A couple of years ago my workplace was running one of those guess-the-number-of-jellybeans-in-the-jar competitions. I don't even like jellybeans all that much, but nonetheless, I held aloft my nonmagic calculator and said "by the power of Galton!" Taking the mean of all the previous guesses, I put that down as my answer. I was out by one bean, and won the jar. I don't think my colleagues have ever been so interested in statistics as they were that afternoon, and I doubt they ever will be again.
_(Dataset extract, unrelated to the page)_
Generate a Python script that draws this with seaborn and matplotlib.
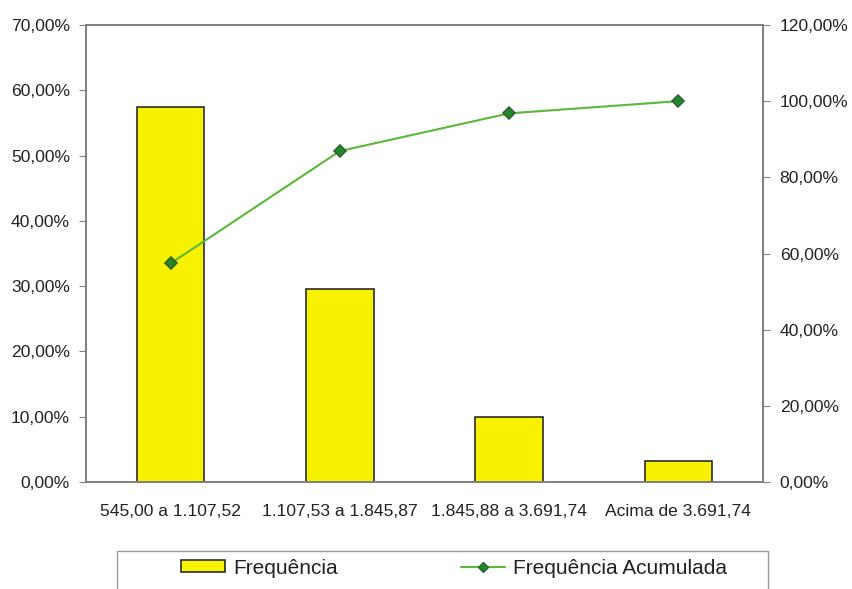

I'm going to admit something a bit silly and embarrassing now: that made me feel like a wizard. Not because of the scope of what I'd done, since it was an utterly trivial piece of arithmetic, but because of the reaction it got. I had drawn on arcane lore unknown to my colleagues, and used it to exercise power over the world.
Personally, I think something like solid state semiconductor technology is about as impressive a real-world miracle as one could ever want by way of demonstrating the whole Science Works/Rationality Is Systematised Winning/Maths Has Manifold Real-World Applications thing, but for most people it will never have the impact of intentionally winning a jar full of jellybeans.
So I ask you, LW-readership: what other impressive nonmagical powers do we have, that we can casually demonstrate to everyday people in everyday circumstances?
Great, I feel like we're making good progress. (wisdom of the crowd..)
Yes, for example from here, if the standard deviation of the individual guesses is s, the standard deviation of the average of N guesses will be s / sqrt(N).
... And this represents the typical error of seven_and_sixes strategy, within one standard deviation.
Now -- to see if the strategy typically wins -- we just need the number for: given N guesses, what is the expected minimum error of the N guesses? (That is, the average minimum of the set of differences between each guess and the mean?)
I would guess that this is proportional 1/N, whereas the average method gives 1/sqrt(N), so the probability that you win is O(1/sqrt(N)). In reality it would be worse, since, if you were not the last to go, you would only have the average of M guesses, with M < N. However, the average person has a probability of winning of 1/(N+1) so your probability of winning is sqrt(N) times better than the average person's, unless you can do even better with some other skill that you have. This analysis is complicated by exceptionally bad guessers and other average-takers, but not significantly. I accept your downvote because sixes was still lucky to win and did not acknowledge this.